Using the bioconductor AMI

The current BioC release is 3.3 for which there is an Amazon AMI (ami-64d43409). I’m not sure why, but the AMI is in the us-east1 region which isn’t convenient for me, but we do not have permission to copy it. So all services have to be in the same availability zone (AZ) in us-east(Virginia). If there’s time, I’ll have to roll my own to have something closer to home.

Not sure if my analysis is more memory or compute heavy. Going with memory optimized. r3.2xlarge $0.66/hour.

  • r3.2xlarge $0.66/hour
  • EBS $0.05/hour

Security group: enable ssh and https (22 and 80)

Connect to instance
ssh -i /path/to/key.pem ec2-user@ip-from-aws-console

Attach an EBS (console)

      go to EC2, select Volumes, create volume 250gb of gp2

        make sure its in the same availability zone as EC2 instance

          select volumne, select attach (instance must by stopped or not running)

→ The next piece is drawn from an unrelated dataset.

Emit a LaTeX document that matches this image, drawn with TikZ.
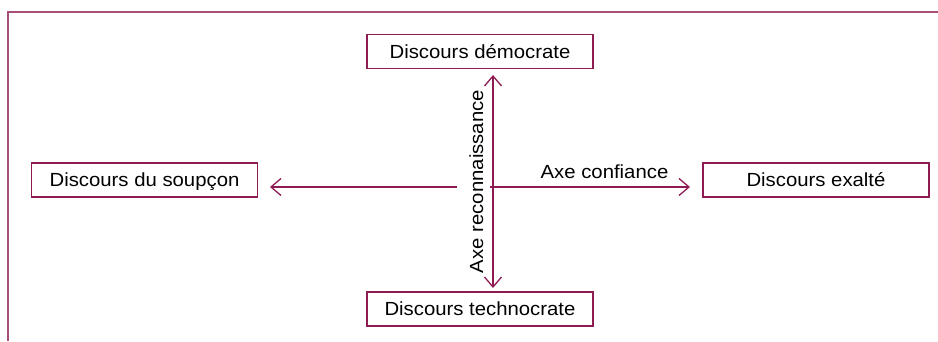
\documentclass[tikz,border=0pt]{standalone}
\usepackage{fontspec}
\setmainfont{Liberation Sans}[FakeStretch=1.07]
\usetikzlibrary{arrows.meta}
\definecolor{framec}{HTML}{A65079}
\definecolor{linec}{HTML}{8C1C52}
\tikzset{
  box/.style={draw=linec, line width=1.3pt, minimum width=226pt, minimum height=34pt,
    inner sep=0pt, text height=13.5pt, text depth=0pt, font=\fontsize{19}{21}\selectfont},
  lbl/.style={inner sep=0pt, font=\fontsize{19}{21}\selectfont},
  arr/.style={draw=linec, line width=1.3pt, -{Straight Barb[length=10pt,width=17pt]}},
  darr/.style={draw=linec, line width=1.3pt, {Straight Barb[length=10pt,width=17pt]}-{Straight Barb[length=10pt,width=17pt]}},
  framel/.style={draw=framec, line width=2.4pt}
}
\begin{document}
\begin{tikzpicture}[x=1pt,y=-1pt]
\useasboundingbox (0,0) rectangle (938,341);
\draw[framel] (8,341) -- (8,12) -- (938,12);
\node[box] (dem) at (480,51.5) {Discours démocrate};
\node[box] (tech) at (480,309) {Discours technocrate};
\node[box] (soup) at (144.5,180) {Discours du soupçon};
\node[box] (exal) at (816,180) {Discours exalté};
\coordinate (vtop) at (493,75);
\coordinate (vbot) at (493,288);
\coordinate (lstart) at (457,187);
\coordinate (lend) at (270,187);
\coordinate (rstart) at (490,187);
\coordinate (rend) at (690,187);
\draw[darr] (vtop) -- (vbot);
\draw[arr] (lstart) -- (lend);
\draw[arr] (rstart) -- (rend);
\node[lbl, anchor=base] (conf) at (604.5,178) {Axe confiance};
\node[lbl, anchor=base, rotate=90] (reco) at (483,181.5) {Axe reconnaissance};
\end{tikzpicture}
\end{document}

If the EBS is new(never used), you can see the device size and mount point

lsblk

# if this returns data, there is not filesystem and we need to create one
sudo file -s /dev/xvda1
# format
sudo mkfs -t ext4 device_name
# create mount point
sudo mkdir /data
mount /dev/xvdf /data

Details where here

To upload data

sftp -i /path/to/key.pem ubuntu@ip-from-aws-console
cd /my/dirir
put, etc

Doing it better With the need to upload data first, there are two options I can think of. First, upload to S3 then copy over to machine instance or EBS volume. The other possibility to save $$$ would be to use a low cost instance with EBS, upload data to it, then spin up a larger instance and reattach the same volume.

Using RStudio
Point browser to the public IP for the AMI instance. Login with user/pass ubuntu/bio.

Permissions problems
within RStudio, I had problems loading dplyr, etc despite the fact they were present in the /home/ubuntu/R-libs directory.
I tried:
in /etc/rstudio/rsession.conf: set r-libs-user=~/R-libs
And in /home/ubuntu/R-libs
sudo chown -R ubuntu.ubuntu *
sudo chmod -R 755 *

Not sure which one worked, but RStudio now seems to work okay.